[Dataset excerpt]
┄┄┄┄┄┄┄┄┄┄

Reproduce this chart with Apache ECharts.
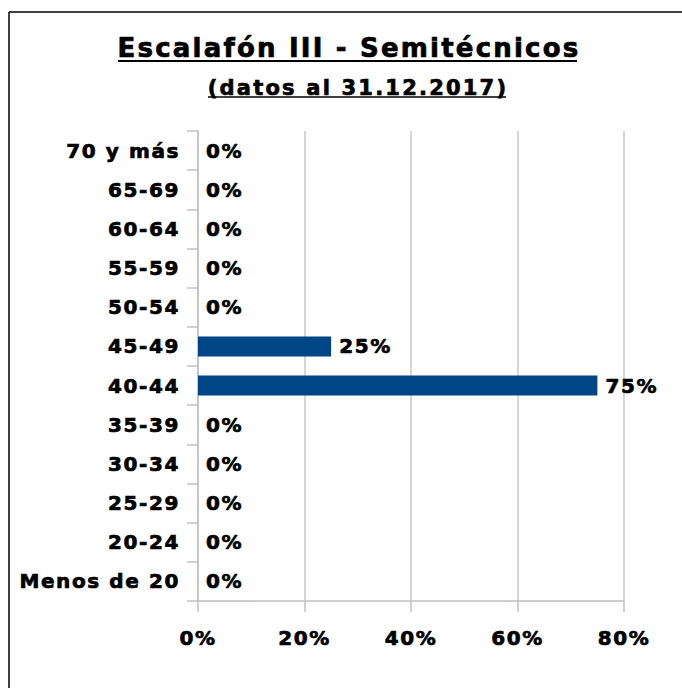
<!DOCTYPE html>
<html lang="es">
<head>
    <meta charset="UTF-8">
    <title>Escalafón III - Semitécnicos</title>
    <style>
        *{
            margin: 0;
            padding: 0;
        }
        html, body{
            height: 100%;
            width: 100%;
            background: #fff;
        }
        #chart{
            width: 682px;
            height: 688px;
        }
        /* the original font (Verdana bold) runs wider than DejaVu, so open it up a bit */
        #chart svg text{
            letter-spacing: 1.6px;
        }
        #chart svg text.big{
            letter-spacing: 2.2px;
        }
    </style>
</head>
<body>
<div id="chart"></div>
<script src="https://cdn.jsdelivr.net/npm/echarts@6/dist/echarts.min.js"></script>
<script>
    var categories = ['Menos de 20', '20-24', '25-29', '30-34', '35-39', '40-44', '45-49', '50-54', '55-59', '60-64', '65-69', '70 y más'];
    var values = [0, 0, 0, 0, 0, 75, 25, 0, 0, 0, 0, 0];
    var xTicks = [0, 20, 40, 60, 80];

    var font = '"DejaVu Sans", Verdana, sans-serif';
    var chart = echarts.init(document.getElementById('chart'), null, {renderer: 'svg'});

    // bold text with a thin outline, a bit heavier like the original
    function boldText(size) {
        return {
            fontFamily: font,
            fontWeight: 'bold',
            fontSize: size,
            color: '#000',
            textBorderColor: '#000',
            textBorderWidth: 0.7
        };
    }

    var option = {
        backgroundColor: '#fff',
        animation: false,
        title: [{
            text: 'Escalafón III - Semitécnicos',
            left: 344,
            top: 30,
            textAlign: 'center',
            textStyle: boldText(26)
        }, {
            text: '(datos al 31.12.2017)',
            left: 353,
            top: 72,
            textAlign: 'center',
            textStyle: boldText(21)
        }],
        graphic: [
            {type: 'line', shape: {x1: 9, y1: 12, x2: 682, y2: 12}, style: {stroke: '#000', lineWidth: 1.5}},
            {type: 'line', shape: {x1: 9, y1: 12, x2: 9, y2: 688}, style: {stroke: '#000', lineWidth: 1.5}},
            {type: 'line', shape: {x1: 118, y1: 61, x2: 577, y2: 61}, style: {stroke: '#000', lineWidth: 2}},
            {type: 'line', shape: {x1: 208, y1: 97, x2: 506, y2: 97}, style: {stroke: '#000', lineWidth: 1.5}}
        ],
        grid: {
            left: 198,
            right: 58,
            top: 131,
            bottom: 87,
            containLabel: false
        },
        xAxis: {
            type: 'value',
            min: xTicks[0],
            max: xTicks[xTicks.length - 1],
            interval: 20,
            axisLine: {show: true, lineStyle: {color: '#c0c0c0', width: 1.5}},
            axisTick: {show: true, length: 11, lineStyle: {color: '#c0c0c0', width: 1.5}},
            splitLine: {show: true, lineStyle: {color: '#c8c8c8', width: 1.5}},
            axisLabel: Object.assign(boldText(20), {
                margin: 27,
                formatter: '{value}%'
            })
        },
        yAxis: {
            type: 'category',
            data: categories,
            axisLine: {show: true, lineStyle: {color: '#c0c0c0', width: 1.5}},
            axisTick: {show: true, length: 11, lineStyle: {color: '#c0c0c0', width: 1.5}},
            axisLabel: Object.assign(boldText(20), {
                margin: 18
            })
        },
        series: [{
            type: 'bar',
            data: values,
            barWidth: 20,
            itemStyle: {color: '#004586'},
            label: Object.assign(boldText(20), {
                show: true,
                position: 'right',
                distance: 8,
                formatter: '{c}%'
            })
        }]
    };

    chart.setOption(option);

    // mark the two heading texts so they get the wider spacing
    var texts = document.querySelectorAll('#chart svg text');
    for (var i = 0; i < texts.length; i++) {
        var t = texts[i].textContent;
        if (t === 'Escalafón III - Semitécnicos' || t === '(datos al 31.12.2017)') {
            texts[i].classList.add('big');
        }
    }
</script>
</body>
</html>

┄┄┄┄┄┄┄┄┄┄

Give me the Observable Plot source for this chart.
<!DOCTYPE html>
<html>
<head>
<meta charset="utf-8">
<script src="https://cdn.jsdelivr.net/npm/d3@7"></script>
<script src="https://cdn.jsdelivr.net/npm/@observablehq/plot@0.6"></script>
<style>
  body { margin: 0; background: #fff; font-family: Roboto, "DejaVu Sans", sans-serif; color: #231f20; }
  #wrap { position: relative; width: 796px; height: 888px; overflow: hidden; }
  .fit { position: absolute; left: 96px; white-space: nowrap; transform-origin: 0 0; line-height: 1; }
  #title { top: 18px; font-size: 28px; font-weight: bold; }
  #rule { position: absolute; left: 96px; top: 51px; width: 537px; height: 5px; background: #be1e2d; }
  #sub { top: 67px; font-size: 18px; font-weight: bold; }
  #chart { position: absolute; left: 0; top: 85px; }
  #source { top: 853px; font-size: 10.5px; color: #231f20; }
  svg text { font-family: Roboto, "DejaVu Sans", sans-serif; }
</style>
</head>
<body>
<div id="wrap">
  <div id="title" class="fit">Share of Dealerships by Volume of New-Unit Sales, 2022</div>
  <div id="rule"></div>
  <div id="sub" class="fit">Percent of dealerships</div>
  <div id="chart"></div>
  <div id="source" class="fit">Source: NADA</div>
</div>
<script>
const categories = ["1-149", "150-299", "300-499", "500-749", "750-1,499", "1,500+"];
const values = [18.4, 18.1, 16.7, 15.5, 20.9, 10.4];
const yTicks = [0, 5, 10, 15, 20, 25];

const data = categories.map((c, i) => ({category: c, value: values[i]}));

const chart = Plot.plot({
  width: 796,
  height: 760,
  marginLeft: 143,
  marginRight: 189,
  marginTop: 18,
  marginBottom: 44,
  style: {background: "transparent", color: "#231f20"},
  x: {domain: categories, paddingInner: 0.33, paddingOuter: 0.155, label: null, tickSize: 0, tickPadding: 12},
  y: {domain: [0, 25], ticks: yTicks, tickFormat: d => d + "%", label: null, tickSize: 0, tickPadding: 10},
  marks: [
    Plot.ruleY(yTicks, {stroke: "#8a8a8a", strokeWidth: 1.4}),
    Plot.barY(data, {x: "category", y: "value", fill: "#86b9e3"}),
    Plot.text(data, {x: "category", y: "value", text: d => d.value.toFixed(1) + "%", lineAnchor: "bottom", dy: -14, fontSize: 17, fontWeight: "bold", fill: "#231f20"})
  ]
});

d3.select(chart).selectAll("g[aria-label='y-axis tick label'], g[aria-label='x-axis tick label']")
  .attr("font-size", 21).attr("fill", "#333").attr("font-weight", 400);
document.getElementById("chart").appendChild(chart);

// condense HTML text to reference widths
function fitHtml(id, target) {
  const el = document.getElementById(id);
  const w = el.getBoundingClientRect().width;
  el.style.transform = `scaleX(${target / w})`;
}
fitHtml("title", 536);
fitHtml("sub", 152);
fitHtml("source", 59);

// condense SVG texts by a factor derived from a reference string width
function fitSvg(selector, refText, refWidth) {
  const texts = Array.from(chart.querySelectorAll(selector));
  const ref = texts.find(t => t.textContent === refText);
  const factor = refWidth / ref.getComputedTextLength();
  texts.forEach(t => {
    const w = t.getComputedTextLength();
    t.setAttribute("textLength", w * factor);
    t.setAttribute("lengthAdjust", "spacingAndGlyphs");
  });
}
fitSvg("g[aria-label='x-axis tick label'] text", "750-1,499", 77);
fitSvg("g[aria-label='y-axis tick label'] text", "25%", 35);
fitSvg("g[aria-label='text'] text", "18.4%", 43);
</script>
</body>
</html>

┄┄┄┄┄┄┄┄┄┄

Problem description:
Quote the lines above exactly, starting with the one that has "Reproduce this chart with Apache ECharts." and ending with the one that has "var xTicks = [0, 20, 40, 60, 80];"; drop the pictures and include nothing else.

Answer to the exercise:
Reproduce this chart with Apache ECharts.
<!DOCTYPE html>
<html lang="es">
<head>
    <meta charset="UTF-8">
    <title>Escalafón III - Semitécnicos</title>
    <style>
        *{
            margin: 0;
            padding: 0;
        }
        html, body{
            height: 100%;
            width: 100%;
            background: #fff;
        }
        #chart{
            width: 682px;
            height: 688px;
        }
        /* the original font (Verdana bold) runs wider than DejaVu, so open it up a bit */
        #chart svg text{
            letter-spacing: 1.6px;
        }
        #chart svg text.big{
            letter-spacing: 2.2px;
        }
    </style>
</head>
<body>
<div id="chart"></div>
<script src="https://cdn.jsdelivr.net/npm/echarts@6/dist/echarts.min.js"></script>
<script>
    var categories = ['Menos de 20', '20-24', '25-29', '30-34', '35-39', '40-44', '45-49', '50-54', '55-59', '60-64', '65-69', '70 y más'];
    var values = [0, 0, 0, 0, 0, 75, 25, 0, 0, 0, 0, 0];
    var xTicks = [0, 20, 40, 60, 80];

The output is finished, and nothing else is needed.